Note
Click here to download the full example code
Identifying low density periods
Detecting density of data points in a time series is important for finding out if the expected number of data points during a certain time window such as per hour or per day have been received.
In this example, we apply four low-density identification methods to a time series. methods are:
Z-scores: Marks a period with low density if the number of data points is 3 standard deviations below the mean.
Modified Z-scores: A modified version of the Z-score method, which uses the median absolute deviation instead of the standard deviation.
Interquartile range (IQR): Uses IQR, a measure for the spread of the data, to identify low density periods.
Density threshold: Marks a period with low density if the number of data points are lower than the provided threshold.
In the plots below, we apply the four methods listed above to a time series ranging from 2022/01/01 to 2022/01/02 with sampling frequency of 5 minutes. In this time series, 35% of the data is removed by introducing five gaps at random locations. The plots show the different characteristics of the low density identification methods.
Low density identification using the modified Z-Score method has been plotted at two different time windows, one for 30 minutes and the other for 6 hours. The plot for 30-minute time window is a straight line because modified z-score method measures how much an outlier differs from a typical score based on the median.
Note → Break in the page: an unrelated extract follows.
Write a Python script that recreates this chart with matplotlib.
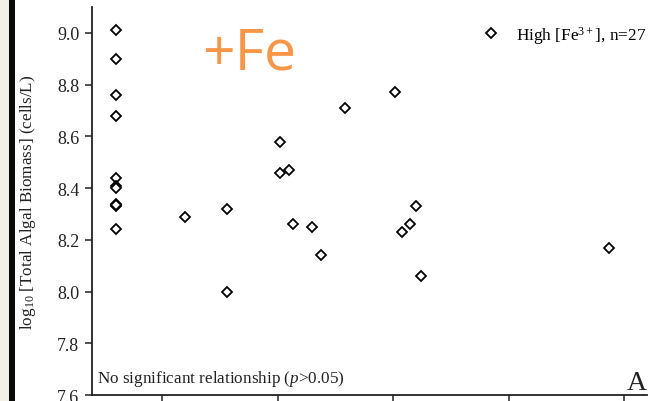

import matplotlib.pyplot as plt
import pandas as pd
from indsl.data_quality.low_density_identification import (
low_density_identification_iqr,
low_density_identification_modified_z_scores,
low_density_identification_threshold,
low_density_identification_z_scores,
)
from indsl.signals.generator import insert_data_gaps, line
start = pd.Timestamp("2022/01/01")
end = pd.Timestamp("2022/01/02")
# Create a time series with four gaps of random location and size
remove = 0.35
data = line(start_date=start, end_date=end, slope=0, intercept=0, sample_freq=pd.Timedelta("5m"))
ts_mult_gaps = insert_data_gaps(data=data, fraction=remove, method="Multiple", num_gaps=5)
# Apply low density identification methods to time series
ts_low_density_z_scores = low_density_identification_z_scores(ts_mult_gaps, time_window=pd.Timedelta("30m"))
ts_low_density_modified_z_scores_time_window_30m = low_density_identification_modified_z_scores(
ts_mult_gaps, time_window=pd.Timedelta("30m")
)
ts_low_density_modified_z_scores_time_window_6h = low_density_identification_modified_z_scores(
ts_mult_gaps, time_window=pd.Timedelta("6h"), cutoff=1
)
ts_low_density_iqr = low_density_identification_iqr(ts_mult_gaps, time_window=pd.Timedelta("30m"))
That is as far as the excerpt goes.